How to upgrade your public speaking
Top tips from the newly crowned Toastmasters International UK Public Speaking champion to help you increase your confidence as a public speaker as you represent your startup.
How strong are you communication skills? As a startup founder you need to be at the top of your communication game as you sell your ideas, gain investment and grow your company.
That means you’ll be speaking to audiences of various sizes, often in stressful situations. So how can you make the most of your speaking opportunities?
Get a good understanding of your audience
Who are you presenting to and what do they most want to hear from you? If you are delivering a sales or investor pitch for example, do some research in advance on the people sitting across the table from you. By checking out their LinkedIn profiles, you’ll get feel for whether they’re interested in getting straight down to business or if they prefer to shoot the breeze and get to know people first. This will allow you to adjust your presentation style accordingly. If you have bad news to deliver in your presentation, get it out of the way early. And if you are presenting online, ask people to turn their cameras on, keep them on mute, but encourage them to ask questions and add comments in the chat.
Always visualise success
Imagine the audience reacting positively, see them smiling and applauding and run that image through your head a few times before you begin to speak. If it is a live presentation, turn up at the venue early and greet the people who are attending as they come in. Then when you are delivering your presentation, look for the positive faces in the crowd who are wishing you well as you are speaking.
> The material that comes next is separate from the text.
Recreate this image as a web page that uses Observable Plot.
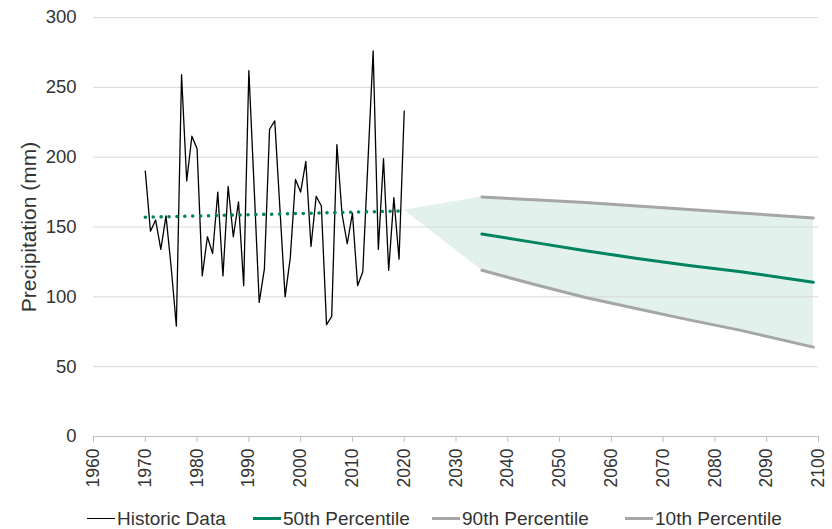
<!DOCTYPE html>
<html>
<head>
<meta charset="utf-8">
<script src="https://cdn.jsdelivr.net/npm/d3@7"></script>
<script src="https://cdn.jsdelivr.net/npm/@observablehq/plot@0.6"></script>
<style>
  html, body { margin: 0; padding: 0; background: #fff; }
  body { width: 832px; height: 529px; overflow: hidden; font-family: "Liberation Sans", Arial, sans-serif; }
  #legend { position: relative; height: 21px; font-size: 19px; color: #333; }
  .item { position: absolute; top: 0; display: flex; align-items: center; height: 21px; }
  .sw { display: inline-block; width: 28px; margin-right: 2px; }
</style>
</head>
<body>
<div id="chart"></div>
<div id="legend"></div>
<script>
// Historic data (annual precipitation, mm)
const histYears = d3.range(1970, 2021);
const histValues = [190, 147, 155, 134, 158, 121, 79, 259, 183, 215,
  206, 115, 143, 131, 175, 115, 179, 143, 168, 108,
  262, 180, 96, 120, 220, 226, 163, 100, 128, 184,
  175, 197, 136, 172, 165, 80, 86, 209, 159, 138,
  160, 108, 118, 197, 276, 134, 199, 119, 171, 127,
  233];
// Linear trend of historic data
const trendYears = [1970, 2020];
const trendValues = [157, 161.5];
// Projections
const projYears = [2035, 2045, 2055, 2065, 2075, 2085, 2099];
const p50 = [145, 139, 133, 127.5, 122.5, 118, 110.5];
const p90 = [171.5, 169.5, 167.5, 165, 162.5, 160, 156.5];
const p10 = [119, 109, 99.5, 91.5, 83.5, 76, 64];
// Shaded range (starts from end of trend)
const bandYears = [2020, ...projYears];
const bandLow = [162, ...p10];
const bandHigh = [162, ...p90];

const xTicks = d3.range(1960, 2101, 10);
const yTicks = d3.range(0, 301, 50);
const legendItems = [
  {label: "Historic Data", color: "#000000", width: 1.3, left: 87},
  {label: "50th Percentile", color: "#00845f", width: 3.5, left: 253},
  {label: "90th Percentile", color: "#a6a6a6", width: 3.5, left: 432},
  {label: "10th Percentile", color: "#a6a6a6", width: 3.5, left: 625}
];

const hist = histYears.map((y, i) => ({year: y, value: histValues[i]}));
const trend = trendYears.map((y, i) => ({year: y, value: trendValues[i]}));
const proj = projYears.map((y, i) => ({year: y, p50: p50[i], p90: p90[i], p10: p10[i]}));
const band = bandYears.map((y, i) => ({year: y, low: bandLow[i], high: bandHigh[i]}));

const green = "#00845f";
const gray = "#a6a6a6";

const chart = Plot.plot({
  width: 832,
  height: 508,
  marginTop: 17,
  marginBottom: 72,
  marginLeft: 93,
  marginRight: 14,
  style: {fontFamily: "Liberation Sans, Arial, sans-serif", color: "#333", background: "#fff"},
  x: {domain: [1960, 2100]},
  y: {domain: [0, 300]},
  marks: [
    Plot.areaY(band, {x: "year", y1: "low", y2: "high", fill: "#e2f1ec"}),
    Plot.ruleY(yTicks.filter(d => d > 0), {stroke: "#d9d9d9", strokeWidth: 1}),
    Plot.ruleY([0], {stroke: "#bfbfbf", strokeWidth: 1}),
    Plot.axisX({ticks: xTicks, tickFormat: d => String(d), tickRotate: -90, tickSize: 6, tickPadding: 6,
      fontSize: 17.5, stroke: "#bfbfbf", fill: "#333", label: null}),
    Plot.axisY({ticks: yTicks, tickSize: 0, tickPadding: 17, fontSize: 18.5, fill: "#333", label: null}),
    Plot.text(["Precipitation (mm)"], {frameAnchor: "left", textAnchor: "middle", rotate: -90, dx: -64, fontSize: 21, fill: "#333"}),
    Plot.line(hist, {x: "year", y: "value", stroke: "#000", strokeWidth: 1.3}),
    Plot.line(trend, {x: "year", y: "value", stroke: green, strokeWidth: 3.5, strokeDasharray: "0.1 7.8", strokeLinecap: "round"}),
    Plot.line(proj, {x: "year", y: "p90", stroke: gray, strokeWidth: 3}),
    Plot.line(proj, {x: "year", y: "p10", stroke: gray, strokeWidth: 3}),
    Plot.line(proj, {x: "year", y: "p50", stroke: green, strokeWidth: 3})
  ]
});
document.getElementById("chart").appendChild(chart);

const legend = document.getElementById("legend");
for (const it of legendItems) {
  const item = document.createElement("div");
  item.className = "item";
  item.style.left = it.left + "px";
  const sw = document.createElement("span");
  sw.className = "sw";
  sw.style.height = it.width + "px";
  sw.style.background = it.color;
  item.appendChild(sw);
  const t = document.createElement("span");
  t.textContent = it.label;
  item.appendChild(t);
  legend.appendChild(item);
}
</script>
</body>
</html>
Record and review your presentations
Use your phone and record one of your practice sessions. Watch it back and check your content, your body language and your eye contact. If there are elements you need to improve on, change them. If you are presenting online, practice in front of a mirror. Facial reactions are really important on the small screen, so keep your expressions in check.
It is also a good idea to record the actual session, so you can review it afterwards. Think about how you did after your presentation. Did you connect with the audience? Did you feel comfortable as you spoke? How could you improve when you present next? Use your presentations as a learning experience and as an opportunity to grow and improve. It can also help to ask someone in the audience to give you a private evaluation afterwards to get an objective view of how you performed and how you can do even better next time. And if you have concerns about particular areas, you can ask your evaluator to focus on them.
Embrace the art of the pause
Take the time to pause when you say something really important in your presentation. Highlight those moments in your script in advance and when you deliver them, take the time to look around the room to ensure the audience is getting the message. Ask yourself what single sentence you would like the attendees to take away and remember from your presentation. Once you identify this key message, make sure you focus on getting it across effectively. Repetition is good here and don’t forget to pause after you deliver it!
Be prepared to alter your tactics during a presentation, particularly during a sales or investor pitch. If you notice you are not connecting or people don’t seem as interested as you would like them to be, change your approach. Maybe you could ditch the slides and speak to the audience directly. Perhaps you could interact with the attendees more. Think on your feet and if you feel it isn’t working, do something differently.
Look for speaking opportunities
Take every opportunity you can to practice and improve your public speaking and presenting skills. Volunteer to chair meetings for your local charity, sit on committees, attend conferences and speak up at work. It is also worth watching and listening to other top speakers to pick up tips from them on how to improve. You can do this in person or online. Whether you enjoy speaking in public or not, the way to improve it is to do more of it.
Drop into a Toastmasters club meeting
Visit a Toastmasters club, either online or in person. There are more than 16,000 clubs in 145 countries. Toastmasters teaches you how to manage your fear of public speaking, schools you in leadership and communication skills, helps you run meetings effectively, and encourages you to develop listening and evaluation skills. As a guest, you are welcome to turn up for almost all of these meetings, to see if the club you have chosen suits you. As a member, you are assigned a mentor to help you on your speaking journey, to achieve your communication and management goals. Although Toastmasters clubs originally met in person, the organisation has adapted and many of its clubs are now hybrid or online only.
Work hard on your preparation for your Q&A sessions
Many speakers work hard on their presentation, but they often forget about the Q&A session afterwards. You need to work just as hard on the Q&A session as you do on your talk. Try and anticipate what the questions might be and prepare some good answers. If you can, practice and prepare and refine the answers to these questions with a trusted colleague. If you are speaking live at a venue, it can also help to get the event organisers to ask the first question or two, especially if you agree in advance what they are going to ask.